Interrogée sur son autre centre d'intérêt, «la femme tunisienne militante», Alia Baccar Bournaz a répondu que des circonstances familiales l'ont poussée vers l'écriture des récits de vie. Sa mère, Maherzia Amira Bournaz, avait déjà publié deux ouvrages qui ont connu un vif succès en Tunisie et à l'étranger et où elle racontait son enfance à Tunis de 1920 à 1945. Alia Baccar s'est mise à écrire, elle aussi, des récits de vie sur trois femmes faisant partie de son entourage proche et qui ont milité chacune à sa façon pour l'émancipation de la Tunisienne et pour la libération de la Tunisie. Il s'agit en l'occurrence de ses tantes Zoubeïda Amira et Mongia Amira Mabrouk : l'une, première directrice musulmane d'un établissement en 1952, et la seconde première Tunisienne ayant obtenu son agrégation de lettres arabes à Paris-Sorbonne en 1952 et de la cousine de son père, Rafiâ Bornaz, qui s'est elle aussi investie dans le combat politique ayant abouti à l'indépendance de son pays, la Tunisie. Alia Baccar Bournaz a donc évoqué ces trois itinéraires de femmes en éditant : «Zoubeïda Amira, la Dame de Dar el Bacha», Prix Crédif des recherches sur la femme tunisienne, mars 2008, «Rafiâ Bornaz, une militante tunisienne sous le Protectorat français», «Mongia Mabrouk, une Tunisienne qui a su donner un sens à sa vie».

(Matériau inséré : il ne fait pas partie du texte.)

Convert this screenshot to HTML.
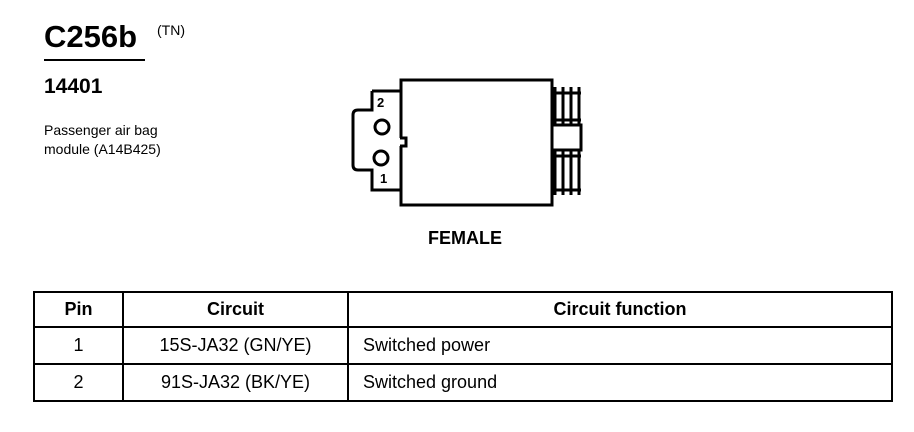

L'auteure explique qu'elle les a écrits par devoir de transmettre cette mémoire à la Tunisienne d'aujourd'hui qui, souvent, ignore le combat quotidien et parfois dramatique livré par ses aînées pour briser les chaînes, secouer les mentalités, fissurer les carcans familiaux, sociaux, politiques, géographiques et juridiques qui les réduisaient à un rôle mineur et les dépossédaient de toute consistance intellectuelle. Il est salutaire qu'elle se rende compte des souffrances endurées par ses aïeules pour qu'elle puisse, elle, jouir de ses droits, de ses privilèges et de sa liberté. Il est même vital qu'elle prenne conscience de ce legs afin de sauvegarder farouchement ces précieux acquis. Il s'agit de transmettre cette mémoire à la collectivité qui redécouvrira, à travers ces itinéraires de vie, une période perturbée, secouée par les remous politiques et aboutissant à la Tunisie moderne. Le souvenir de cette époque, pourtant si attachante, tend de nos jours à s'estomper au fur et à mesure de la disparition des derniers témoins directs. Pour Alia Baccar, c'est une démarche pour lutter contre l'oubli de ces temps artisans de la profonde mutation des pensées et de ce bouleversement irréversible des sensibilités menant tout droit à la modernité. Pour elle, cette fresque de notre passé offre l'attrait d'un voyage à rebours dans les replis du souvenir et restitue un pan de notre histoire récente à la jeunesse du XXIe siècle et ce, à partir d'événements personnels qui interpellent et stimulent forcément notre mémoire collective.
La fin de la séance a été consacrée à l'évocation de ses auteurs préférés qui sont Mme de Lafayette, Mme de Sévigné. L'héroïne Salammbô, ressuscitée par Gustave Flaubert, demeure une référence. Les membres de la Compagnie Vives voix ont ponctué la séance en lisant des extraits divers appartenant à ses muses ou tirés de ses publications. Azza Filali, écrivaine dangereuse suivante sur la liste, a d'ores et déjà confirmé sa présence pour la prochaine séance.